EXERCISE REQUIREMENTS —
Repeat the material exactly from its first line to the line that includes "fill=g10, minimum width=35pt]". Skip pictures.

DATA SHOWN —
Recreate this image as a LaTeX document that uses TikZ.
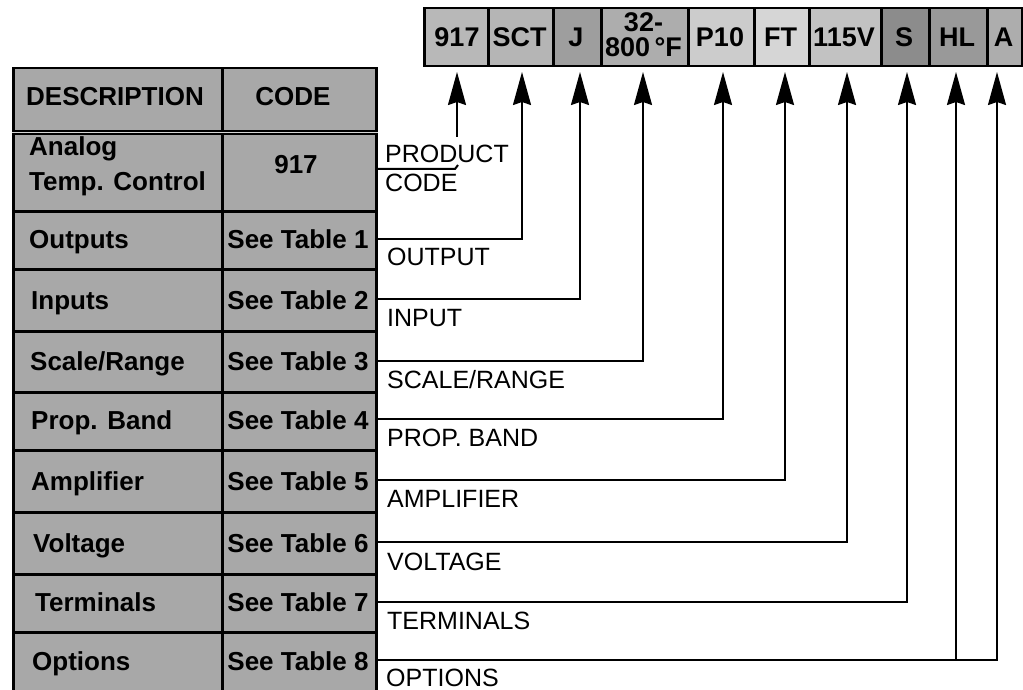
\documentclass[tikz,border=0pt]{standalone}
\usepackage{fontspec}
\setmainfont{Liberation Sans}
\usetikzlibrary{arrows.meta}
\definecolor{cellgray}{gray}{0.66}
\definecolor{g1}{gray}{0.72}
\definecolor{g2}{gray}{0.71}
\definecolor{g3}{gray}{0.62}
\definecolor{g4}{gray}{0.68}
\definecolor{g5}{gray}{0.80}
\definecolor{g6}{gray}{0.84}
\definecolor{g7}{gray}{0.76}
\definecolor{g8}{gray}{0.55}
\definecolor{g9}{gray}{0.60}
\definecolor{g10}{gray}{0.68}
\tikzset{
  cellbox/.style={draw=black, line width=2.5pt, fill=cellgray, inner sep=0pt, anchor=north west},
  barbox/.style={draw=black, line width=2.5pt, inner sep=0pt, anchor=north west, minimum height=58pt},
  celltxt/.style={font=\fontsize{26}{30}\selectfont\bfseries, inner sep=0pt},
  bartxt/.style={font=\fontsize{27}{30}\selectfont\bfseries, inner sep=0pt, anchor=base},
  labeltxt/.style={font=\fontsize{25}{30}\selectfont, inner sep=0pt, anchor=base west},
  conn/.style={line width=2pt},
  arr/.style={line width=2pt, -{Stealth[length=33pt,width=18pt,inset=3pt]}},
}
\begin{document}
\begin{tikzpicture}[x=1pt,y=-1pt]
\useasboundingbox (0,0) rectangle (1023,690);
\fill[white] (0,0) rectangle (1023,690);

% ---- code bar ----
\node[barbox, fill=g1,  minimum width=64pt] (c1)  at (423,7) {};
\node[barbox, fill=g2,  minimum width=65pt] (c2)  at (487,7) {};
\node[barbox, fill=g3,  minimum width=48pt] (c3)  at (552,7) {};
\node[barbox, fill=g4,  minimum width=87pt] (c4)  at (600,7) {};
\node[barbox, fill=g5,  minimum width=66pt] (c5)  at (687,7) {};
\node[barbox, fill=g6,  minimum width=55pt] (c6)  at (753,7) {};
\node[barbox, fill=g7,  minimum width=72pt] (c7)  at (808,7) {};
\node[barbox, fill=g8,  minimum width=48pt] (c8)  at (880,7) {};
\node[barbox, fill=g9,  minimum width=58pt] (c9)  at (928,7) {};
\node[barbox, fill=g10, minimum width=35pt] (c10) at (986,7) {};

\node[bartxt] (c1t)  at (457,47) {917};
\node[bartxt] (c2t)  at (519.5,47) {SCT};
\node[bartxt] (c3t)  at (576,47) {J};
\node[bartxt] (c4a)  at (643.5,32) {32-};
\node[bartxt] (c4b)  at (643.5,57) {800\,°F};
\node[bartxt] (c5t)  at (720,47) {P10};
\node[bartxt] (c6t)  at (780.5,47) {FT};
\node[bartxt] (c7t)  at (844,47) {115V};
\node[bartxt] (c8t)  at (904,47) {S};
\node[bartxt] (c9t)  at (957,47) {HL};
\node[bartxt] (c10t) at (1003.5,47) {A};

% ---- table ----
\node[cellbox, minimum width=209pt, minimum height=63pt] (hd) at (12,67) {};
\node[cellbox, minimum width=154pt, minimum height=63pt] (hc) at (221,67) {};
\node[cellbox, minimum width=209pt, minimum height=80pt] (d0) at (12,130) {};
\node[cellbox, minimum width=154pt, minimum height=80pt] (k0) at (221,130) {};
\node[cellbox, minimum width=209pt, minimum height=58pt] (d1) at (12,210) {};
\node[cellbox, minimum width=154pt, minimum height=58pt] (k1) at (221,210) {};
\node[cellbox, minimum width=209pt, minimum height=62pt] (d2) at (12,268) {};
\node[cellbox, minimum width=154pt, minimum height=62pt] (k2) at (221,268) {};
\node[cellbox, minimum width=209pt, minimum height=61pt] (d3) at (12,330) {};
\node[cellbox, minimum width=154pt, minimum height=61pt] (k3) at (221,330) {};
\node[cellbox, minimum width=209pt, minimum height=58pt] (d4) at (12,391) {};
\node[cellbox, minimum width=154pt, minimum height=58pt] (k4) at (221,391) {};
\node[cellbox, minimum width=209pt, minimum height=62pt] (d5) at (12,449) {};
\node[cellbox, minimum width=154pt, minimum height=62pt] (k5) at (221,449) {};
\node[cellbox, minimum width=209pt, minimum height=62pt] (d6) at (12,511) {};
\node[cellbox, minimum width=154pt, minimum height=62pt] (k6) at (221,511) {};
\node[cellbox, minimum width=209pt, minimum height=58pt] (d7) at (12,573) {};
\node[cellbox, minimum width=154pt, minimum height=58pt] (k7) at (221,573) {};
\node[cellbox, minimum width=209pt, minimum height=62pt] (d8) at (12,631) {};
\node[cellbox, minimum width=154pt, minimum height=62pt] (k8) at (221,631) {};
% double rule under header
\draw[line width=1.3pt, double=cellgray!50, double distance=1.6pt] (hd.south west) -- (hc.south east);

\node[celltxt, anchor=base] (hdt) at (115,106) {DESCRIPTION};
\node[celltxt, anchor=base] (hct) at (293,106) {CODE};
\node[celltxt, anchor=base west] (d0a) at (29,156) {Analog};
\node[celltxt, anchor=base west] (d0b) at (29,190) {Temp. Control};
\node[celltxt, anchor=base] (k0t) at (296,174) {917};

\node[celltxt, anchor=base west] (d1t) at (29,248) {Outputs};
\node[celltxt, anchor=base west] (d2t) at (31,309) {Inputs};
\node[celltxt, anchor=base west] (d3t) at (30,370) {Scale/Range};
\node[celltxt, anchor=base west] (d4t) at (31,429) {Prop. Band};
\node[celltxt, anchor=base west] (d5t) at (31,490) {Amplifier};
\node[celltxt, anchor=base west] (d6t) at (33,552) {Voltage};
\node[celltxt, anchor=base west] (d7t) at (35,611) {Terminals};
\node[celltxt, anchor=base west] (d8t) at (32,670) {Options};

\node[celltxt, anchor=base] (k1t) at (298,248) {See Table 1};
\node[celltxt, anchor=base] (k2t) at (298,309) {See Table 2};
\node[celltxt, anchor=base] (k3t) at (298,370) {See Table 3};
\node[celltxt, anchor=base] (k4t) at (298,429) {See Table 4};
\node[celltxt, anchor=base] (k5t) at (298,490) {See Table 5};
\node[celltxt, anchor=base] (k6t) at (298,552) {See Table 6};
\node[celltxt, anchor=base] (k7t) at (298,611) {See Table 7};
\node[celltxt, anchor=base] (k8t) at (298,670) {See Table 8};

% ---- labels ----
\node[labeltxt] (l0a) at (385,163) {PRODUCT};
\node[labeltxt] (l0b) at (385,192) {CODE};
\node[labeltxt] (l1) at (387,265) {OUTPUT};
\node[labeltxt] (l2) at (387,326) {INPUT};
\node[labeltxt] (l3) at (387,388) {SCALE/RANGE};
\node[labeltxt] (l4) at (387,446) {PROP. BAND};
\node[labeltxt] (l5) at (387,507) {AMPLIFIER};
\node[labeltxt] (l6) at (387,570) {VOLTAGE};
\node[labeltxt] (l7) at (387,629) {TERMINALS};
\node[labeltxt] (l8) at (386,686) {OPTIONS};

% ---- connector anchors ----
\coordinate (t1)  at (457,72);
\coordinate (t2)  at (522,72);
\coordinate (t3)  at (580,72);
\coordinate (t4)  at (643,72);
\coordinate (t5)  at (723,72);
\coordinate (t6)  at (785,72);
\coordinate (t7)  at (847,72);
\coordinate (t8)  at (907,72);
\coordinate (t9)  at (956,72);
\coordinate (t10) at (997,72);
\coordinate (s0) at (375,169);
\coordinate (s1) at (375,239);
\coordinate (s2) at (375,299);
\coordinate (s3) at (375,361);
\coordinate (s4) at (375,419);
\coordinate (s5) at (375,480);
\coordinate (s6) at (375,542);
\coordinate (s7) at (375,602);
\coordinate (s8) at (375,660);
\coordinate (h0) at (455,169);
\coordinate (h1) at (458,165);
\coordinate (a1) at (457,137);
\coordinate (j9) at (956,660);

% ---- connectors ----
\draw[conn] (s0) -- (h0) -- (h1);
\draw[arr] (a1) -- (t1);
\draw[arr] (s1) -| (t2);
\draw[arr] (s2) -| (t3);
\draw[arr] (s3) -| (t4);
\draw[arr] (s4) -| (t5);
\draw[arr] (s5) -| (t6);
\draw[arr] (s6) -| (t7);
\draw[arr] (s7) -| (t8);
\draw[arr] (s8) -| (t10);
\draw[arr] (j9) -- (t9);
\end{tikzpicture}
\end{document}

RESULT OF THIS TASK —
Recreate this image as a LaTeX document that uses TikZ.
\documentclass[tikz,border=0pt]{standalone}
\usepackage{fontspec}
\setmainfont{Liberation Sans}
\usetikzlibrary{arrows.meta}
\definecolor{cellgray}{gray}{0.66}
\definecolor{g1}{gray}{0.72}
\definecolor{g2}{gray}{0.71}
\definecolor{g3}{gray}{0.62}
\definecolor{g4}{gray}{0.68}
\definecolor{g5}{gray}{0.80}
\definecolor{g6}{gray}{0.84}
\definecolor{g7}{gray}{0.76}
\definecolor{g8}{gray}{0.55}
\definecolor{g9}{gray}{0.60}
\definecolor{g10}{gray}{0.68}
\tikzset{
  cellbox/.style={draw=black, line width=2.5pt, fill=cellgray, inner sep=0pt, anchor=north west},
  barbox/.style={draw=black, line width=2.5pt, inner sep=0pt, anchor=north west, minimum height=58pt},
  celltxt/.style={font=\fontsize{26}{30}\selectfont\bfseries, inner sep=0pt},
  bartxt/.style={font=\fontsize{27}{30}\selectfont\bfseries, inner sep=0pt, anchor=base},
  labeltxt/.style={font=\fontsize{25}{30}\selectfont, inner sep=0pt, anchor=base west},
  conn/.style={line width=2pt},
  arr/.style={line width=2pt, -{Stealth[length=33pt,width=18pt,inset=3pt]}},
}
\begin{document}
\begin{tikzpicture}[x=1pt,y=-1pt]
\useasboundingbox (0,0) rectangle (1023,690);
\fill[white] (0,0) rectangle (1023,690);

% ---- code bar ----
\node[barbox, fill=g1,  minimum width=64pt] (c1)  at (423,7) {};
\node[barbox, fill=g2,  minimum width=65pt] (c2)  at (487,7) {};
\node[barbox, fill=g3,  minimum width=48pt] (c3)  at (552,7) {};
\node[barbox, fill=g4,  minimum width=87pt] (c4)  at (600,7) {};
\node[barbox, fill=g5,  minimum width=66pt] (c5)  at (687,7) {};
\node[barbox, fill=g6,  minimum width=55pt] (c6)  at (753,7) {};
\node[barbox, fill=g7,  minimum width=72pt] (c7)  at (808,7) {};
\node[barbox, fill=g8,  minimum width=48pt] (c8)  at (880,7) {};
\node[barbox, fill=g9,  minimum width=58pt] (c9)  at (928,7) {};
\node[barbox, fill=g10, minimum width=35pt] (c10) at (986,7) {};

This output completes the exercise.